* Start *
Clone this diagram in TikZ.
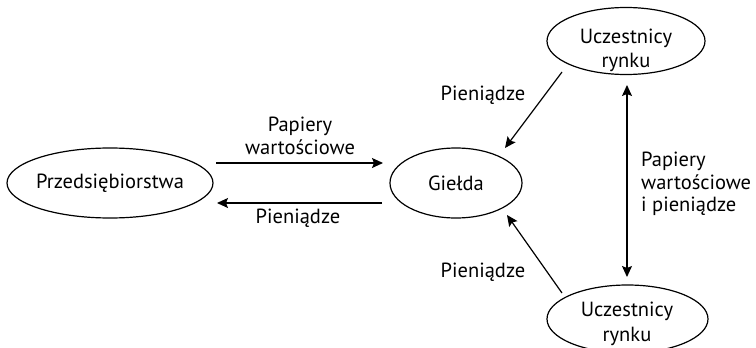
\documentclass[tikz,border=0pt]{standalone}
\usepackage{fontspec}
\setmainfont{PT Sans}
\usetikzlibrary{shapes.geometric,arrows.meta}
\tikzset{
  oval/.style={draw, ellipse, line width=1.2pt, inner sep=0pt},
  lbl/.style={inner sep=0pt, font=\fontsize{20.5}{22.5}\selectfont},
  arr/.style={line width=1.2pt, -{Stealth[length=11pt,width=10pt,inset=2pt]}},
  darr/.style={line width=1.2pt, {Stealth[length=11pt,width=10pt,inset=2pt]}-{Stealth[length=11pt,width=10pt,inset=2pt]}}
}
\begin{document}
\begin{tikzpicture}[x=1pt,y=-1pt]
\useasboundingbox (0,0) rectangle (756,348);
% ellipses
\node[oval, minimum width=206pt, minimum height=70pt] (p) at (110,183) {};
\node[oval, minimum width=132pt, minimum height=70pt] (g) at (456,183) {};
\node[oval, minimum width=158pt, minimum height=67pt] (u1) at (626,41) {};
\node[oval, minimum width=161pt, minimum height=68pt] (u2) at (627.5,319) {};
% texts inside ellipses
\node[lbl] (pt) at (p.center) {Przedsiębiorstwa};
\node[lbl] (gt) at (g.center) {Giełda};
\node[lbl, align=center, font=\fontsize{20.5}{23.5}\selectfont] (u1t) at (626,50.5) {Uczestnicy\\rynku};
\node[lbl, align=center, font=\fontsize{20.5}{25}\selectfont] (u2t) at (627,323.5) {Uczestnicy\\rynku};
% connector ends
\coordinate (a1s) at (216,163);
\coordinate (a1e) at (383,163);
\coordinate (a2s) at (382,203);
\coordinate (a2e) at (217,203);
\coordinate (d1s) at (562,72);
\coordinate (d1e) at (505,148);
\coordinate (d2s) at (562,293);
\coordinate (d2e) at (507,215);
\coordinate (vs) at (627,85);
\coordinate (ve) at (627,277);
\draw[arr] (a1s) -- (a1e);
\draw[arr] (a2s) -- (a2e);
\draw[arr] (d1s) -- (d1e);
\draw[arr] (d2s) -- (d2e);
\draw[darr] (vs) -- (ve);
% labels
\node[lbl, align=center] (l1) at (300,136) {Papiery\\wartościowe};
\node[lbl] (l2) at (298,218) {Pieniądze};
\node[lbl] (l3) at (483,95) {Pieniądze};
\node[lbl] (l4) at (483,272) {Pieniądze};
\node[lbl, align=left, anchor=west] (l5) at (641,184) {Papiery\\wartościowe\\i pieniądze};
\end{tikzpicture}
\end{document}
* End *
Goal — Give back the whole listing as it stands, minus its pictures.

Exercise response —
Clone this diagram in TikZ.
\documentclass[tikz,border=0pt]{standalone}
\usepackage{fontspec}
\setmainfont{PT Sans}
\usetikzlibrary{shapes.geometric,arrows.meta}
\tikzset{
  oval/.style={draw, ellipse, line width=1.2pt, inner sep=0pt},
  lbl/.style={inner sep=0pt, font=\fontsize{20.5}{22.5}\selectfont},
  arr/.style={line width=1.2pt, -{Stealth[length=11pt,width=10pt,inset=2pt]}},
  darr/.style={line width=1.2pt, {Stealth[length=11pt,width=10pt,inset=2pt]}-{Stealth[length=11pt,width=10pt,inset=2pt]}}
}
\begin{document}
\begin{tikzpicture}[x=1pt,y=-1pt]
\useasboundingbox (0,0) rectangle (756,348);
% ellipses
\node[oval, minimum width=206pt, minimum height=70pt] (p) at (110,183) {};
\node[oval, minimum width=132pt, minimum height=70pt] (g) at (456,183) {};
\node[oval, minimum width=158pt, minimum height=67pt] (u1) at (626,41) {};
\node[oval, minimum width=161pt, minimum height=68pt] (u2) at (627.5,319) {};
% texts inside ellipses
\node[lbl] (pt) at (p.center) {Przedsiębiorstwa};
\node[lbl] (gt) at (g.center) {Giełda};
\node[lbl, align=center, font=\fontsize{20.5}{23.5}\selectfont] (u1t) at (626,50.5) {Uczestnicy\\rynku};
\node[lbl, align=center, font=\fontsize{20.5}{25}\selectfont] (u2t) at (627,323.5) {Uczestnicy\\rynku};
% connector ends
\coordinate (a1s) at (216,163);
\coordinate (a1e) at (383,163);
\coordinate (a2s) at (382,203);
\coordinate (a2e) at (217,203);
\coordinate (d1s) at (562,72);
\coordinate (d1e) at (505,148);
\coordinate (d2s) at (562,293);
\coordinate (d2e) at (507,215);
\coordinate (vs) at (627,85);
\coordinate (ve) at (627,277);
\draw[arr] (a1s) -- (a1e);
\draw[arr] (a2s) -- (a2e);
\draw[arr] (d1s) -- (d1e);
\draw[arr] (d2s) -- (d2e);
\draw[darr] (vs) -- (ve);
% labels
\node[lbl, align=center] (l1) at (300,136) {Papiery\\wartościowe};
\node[lbl] (l2) at (298,218) {Pieniądze};
\node[lbl] (l3) at (483,95) {Pieniądze};
\node[lbl] (l4) at (483,272) {Pieniądze};
\node[lbl, align=left, anchor=west] (l5) at (641,184) {Papiery\\wartościowe\\i pieniądze};
\end{tikzpicture}
\end{document}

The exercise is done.